EXERCISE INSTRUCTIONS: Reproduce each line of the material exactly, minus any picture.

· · · · ·

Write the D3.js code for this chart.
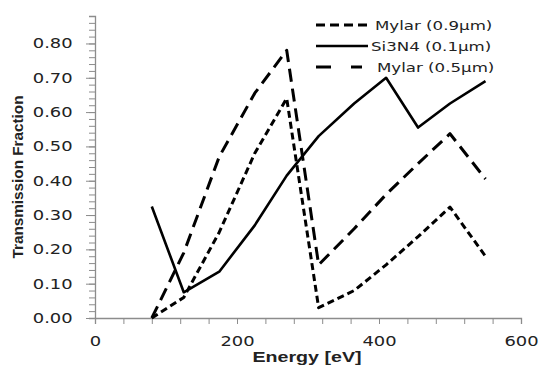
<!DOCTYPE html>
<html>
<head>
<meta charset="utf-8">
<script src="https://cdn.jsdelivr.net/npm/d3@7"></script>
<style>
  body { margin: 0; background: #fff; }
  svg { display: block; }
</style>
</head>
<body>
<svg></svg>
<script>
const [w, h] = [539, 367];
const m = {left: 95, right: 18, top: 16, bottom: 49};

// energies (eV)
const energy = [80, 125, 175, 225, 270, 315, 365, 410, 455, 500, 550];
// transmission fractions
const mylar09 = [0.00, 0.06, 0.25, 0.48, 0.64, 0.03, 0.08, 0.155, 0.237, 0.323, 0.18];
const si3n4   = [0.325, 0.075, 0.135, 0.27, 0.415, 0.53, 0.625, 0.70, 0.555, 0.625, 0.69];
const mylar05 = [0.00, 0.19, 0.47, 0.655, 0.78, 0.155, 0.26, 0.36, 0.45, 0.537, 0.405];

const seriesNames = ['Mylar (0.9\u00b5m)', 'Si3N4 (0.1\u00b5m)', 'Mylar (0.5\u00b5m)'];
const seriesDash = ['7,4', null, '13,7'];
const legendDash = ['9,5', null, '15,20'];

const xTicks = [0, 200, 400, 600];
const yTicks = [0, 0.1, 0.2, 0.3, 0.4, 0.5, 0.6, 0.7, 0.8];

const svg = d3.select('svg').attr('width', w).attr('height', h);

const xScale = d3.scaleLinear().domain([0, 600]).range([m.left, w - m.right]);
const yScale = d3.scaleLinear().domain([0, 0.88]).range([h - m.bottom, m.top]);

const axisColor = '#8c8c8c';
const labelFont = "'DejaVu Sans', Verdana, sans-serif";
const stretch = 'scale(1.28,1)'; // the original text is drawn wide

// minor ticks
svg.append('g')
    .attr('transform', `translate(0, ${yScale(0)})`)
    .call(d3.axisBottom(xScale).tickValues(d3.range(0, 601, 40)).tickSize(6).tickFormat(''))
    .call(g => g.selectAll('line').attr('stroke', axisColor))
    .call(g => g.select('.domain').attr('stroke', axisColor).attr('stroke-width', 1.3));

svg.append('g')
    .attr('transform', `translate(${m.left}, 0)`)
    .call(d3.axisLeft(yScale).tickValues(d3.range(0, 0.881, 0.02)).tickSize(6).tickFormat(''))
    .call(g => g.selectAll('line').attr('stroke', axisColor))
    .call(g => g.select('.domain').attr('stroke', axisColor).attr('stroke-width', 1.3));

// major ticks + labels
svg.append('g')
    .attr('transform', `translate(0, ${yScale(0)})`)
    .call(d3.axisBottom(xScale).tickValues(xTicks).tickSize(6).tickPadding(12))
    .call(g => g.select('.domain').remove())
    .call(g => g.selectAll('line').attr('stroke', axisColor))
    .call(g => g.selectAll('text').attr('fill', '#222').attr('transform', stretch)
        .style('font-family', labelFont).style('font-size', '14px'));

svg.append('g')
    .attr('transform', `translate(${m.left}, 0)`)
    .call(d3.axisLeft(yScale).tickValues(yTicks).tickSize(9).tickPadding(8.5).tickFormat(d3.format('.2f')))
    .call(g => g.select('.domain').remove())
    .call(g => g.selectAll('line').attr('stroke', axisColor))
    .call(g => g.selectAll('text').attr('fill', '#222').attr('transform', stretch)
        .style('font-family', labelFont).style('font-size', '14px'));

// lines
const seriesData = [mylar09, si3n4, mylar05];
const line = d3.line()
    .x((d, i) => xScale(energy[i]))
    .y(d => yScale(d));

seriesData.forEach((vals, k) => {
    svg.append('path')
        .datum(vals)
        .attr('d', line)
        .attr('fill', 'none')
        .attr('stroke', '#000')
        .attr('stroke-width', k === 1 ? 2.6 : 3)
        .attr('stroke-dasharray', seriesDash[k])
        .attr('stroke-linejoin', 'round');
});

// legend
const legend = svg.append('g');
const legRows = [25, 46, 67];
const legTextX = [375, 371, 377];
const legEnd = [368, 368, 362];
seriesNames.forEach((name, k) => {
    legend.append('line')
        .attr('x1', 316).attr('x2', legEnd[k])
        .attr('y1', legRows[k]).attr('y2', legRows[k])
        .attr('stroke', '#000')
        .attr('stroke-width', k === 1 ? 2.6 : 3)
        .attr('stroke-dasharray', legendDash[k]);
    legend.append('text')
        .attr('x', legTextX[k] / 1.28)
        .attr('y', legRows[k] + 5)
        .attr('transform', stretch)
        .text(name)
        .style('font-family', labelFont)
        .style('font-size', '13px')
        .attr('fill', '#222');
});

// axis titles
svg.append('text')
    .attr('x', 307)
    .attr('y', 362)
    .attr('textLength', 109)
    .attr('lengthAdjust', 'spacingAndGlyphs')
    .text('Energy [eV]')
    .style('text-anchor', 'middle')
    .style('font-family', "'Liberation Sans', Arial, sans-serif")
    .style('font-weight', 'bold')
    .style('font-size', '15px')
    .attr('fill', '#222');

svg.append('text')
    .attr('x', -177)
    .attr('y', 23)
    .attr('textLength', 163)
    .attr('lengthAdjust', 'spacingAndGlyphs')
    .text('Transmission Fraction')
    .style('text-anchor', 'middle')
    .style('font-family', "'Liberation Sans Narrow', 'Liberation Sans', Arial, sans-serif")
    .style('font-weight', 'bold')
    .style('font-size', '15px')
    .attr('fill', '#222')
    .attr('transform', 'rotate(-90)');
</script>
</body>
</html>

· · · · ·

FINAL RESULT:
Write the D3.js code for this chart.
<!DOCTYPE html>
<html>
<head>
<meta charset="utf-8">
<script src="https://cdn.jsdelivr.net/npm/d3@7"></script>
<style>
  body { margin: 0; background: #fff; }
  svg { display: block; }
</style>
</head>
<body>
<svg></svg>
<script>
const [w, h] = [539, 367];
const m = {left: 95, right: 18, top: 16, bottom: 49};

// energies (eV)
const energy = [80, 125, 175, 225, 270, 315, 365, 410, 455, 500, 550];
// transmission fractions
const mylar09 = [0.00, 0.06, 0.25, 0.48, 0.64, 0.03, 0.08, 0.155, 0.237, 0.323, 0.18];
const si3n4   = [0.325, 0.075, 0.135, 0.27, 0.415, 0.53, 0.625, 0.70, 0.555, 0.625, 0.69];
const mylar05 = [0.00, 0.19, 0.47, 0.655, 0.78, 0.155, 0.26, 0.36, 0.45, 0.537, 0.405];

const seriesNames = ['Mylar (0.9\u00b5m)', 'Si3N4 (0.1\u00b5m)', 'Mylar (0.5\u00b5m)'];
const seriesDash = ['7,4', null, '13,7'];
const legendDash = ['9,5', null, '15,20'];

const xTicks = [0, 200, 400, 600];
const yTicks = [0, 0.1, 0.2, 0.3, 0.4, 0.5, 0.6, 0.7, 0.8];

const svg = d3.select('svg').attr('width', w).attr('height', h);

const xScale = d3.scaleLinear().domain([0, 600]).range([m.left, w - m.right]);
const yScale = d3.scaleLinear().domain([0, 0.88]).range([h - m.bottom, m.top]);

const axisColor = '#8c8c8c';
const labelFont = "'DejaVu Sans', Verdana, sans-serif";
const stretch = 'scale(1.28,1)'; // the original text is drawn wide

// minor ticks
svg.append('g')
    .attr('transform', `translate(0, ${yScale(0)})`)
    .call(d3.axisBottom(xScale).tickValues(d3.range(0, 601, 40)).tickSize(6).tickFormat(''))
    .call(g => g.selectAll('line').attr('stroke', axisColor))
    .call(g => g.select('.domain').attr('stroke', axisColor).attr('stroke-width', 1.3));

svg.append('g')
    .attr('transform', `translate(${m.left}, 0)`)
    .call(d3.axisLeft(yScale).tickValues(d3.range(0, 0.881, 0.02)).tickSize(6).tickFormat(''))
    .call(g => g.selectAll('line').attr('stroke', axisColor))
    .call(g => g.select('.domain').attr('stroke', axisColor).attr('stroke-width', 1.3));

// major ticks + labels
svg.append('g')
    .attr('transform', `translate(0, ${yScale(0)})`)
    .call(d3.axisBottom(xScale).tickValues(xTicks).tickSize(6).tickPadding(12))
    .call(g => g.select('.domain').remove())
    .call(g => g.selectAll('line').attr('stroke', axisColor))
    .call(g => g.selectAll('text').attr('fill', '#222').attr('transform', stretch)
        .style('font-family', labelFont).style('font-size', '14px'));

svg.append('g')
    .attr('transform', `translate(${m.left}, 0)`)
    .call(d3.axisLeft(yScale).tickValues(yTicks).tickSize(9).tickPadding(8.5).tickFormat(d3.format('.2f')))
    .call(g => g.select('.domain').remove())
    .call(g => g.selectAll('line').attr('stroke', axisColor))
    .call(g => g.selectAll('text').attr('fill', '#222').attr('transform', stretch)
        .style('font-family', labelFont).style('font-size', '14px'));

// lines
const seriesData = [mylar09, si3n4, mylar05];
const line = d3.line()
    .x((d, i) => xScale(energy[i]))
    .y(d => yScale(d));

seriesData.forEach((vals, k) => {
    svg.append('path')
        .datum(vals)
        .attr('d', line)
        .attr('fill', 'none')
        .attr('stroke', '#000')
        .attr('stroke-width', k === 1 ? 2.6 : 3)
        .attr('stroke-dasharray', seriesDash[k])
        .attr('stroke-linejoin', 'round');
});

// legend
const legend = svg.append('g');
const legRows = [25, 46, 67];
const legTextX = [375, 371, 377];
const legEnd = [368, 368, 362];
seriesNames.forEach((name, k) => {
    legend.append('line')
        .attr('x1', 316).attr('x2', legEnd[k])
        .attr('y1', legRows[k]).attr('y2', legRows[k])
        .attr('stroke', '#000')
        .attr('stroke-width', k === 1 ? 2.6 : 3)
        .attr('stroke-dasharray', legendDash[k]);
    legend.append('text')
        .attr('x', legTextX[k] / 1.28)
        .attr('y', legRows[k] + 5)
        .attr('transform', stretch)
        .text(name)
        .style('font-family', labelFont)
        .style('font-size', '13px')
        .attr('fill', '#222');
});

// axis titles
svg.append('text')
    .attr('x', 307)
    .attr('y', 362)
    .attr('textLength', 109)
    .attr('lengthAdjust', 'spacingAndGlyphs')
    .text('Energy [eV]')
    .style('text-anchor', 'middle')
    .style('font-family', "'Liberation Sans', Arial, sans-serif")
    .style('font-weight', 'bold')
    .style('font-size', '15px')
    .attr('fill', '#222');

svg.append('text')
    .attr('x', -177)
    .attr('y', 23)
    .attr('textLength', 163)
    .attr('lengthAdjust', 'spacingAndGlyphs')
    .text('Transmission Fraction')
    .style('text-anchor', 'middle')
    .style('font-family', "'Liberation Sans Narrow', 'Liberation Sans', Arial, sans-serif")
    .style('font-weight', 'bold')
    .style('font-size', '15px')
    .attr('fill', '#222')
    .attr('transform', 'rotate(-90)');
</script>
</body>
</html>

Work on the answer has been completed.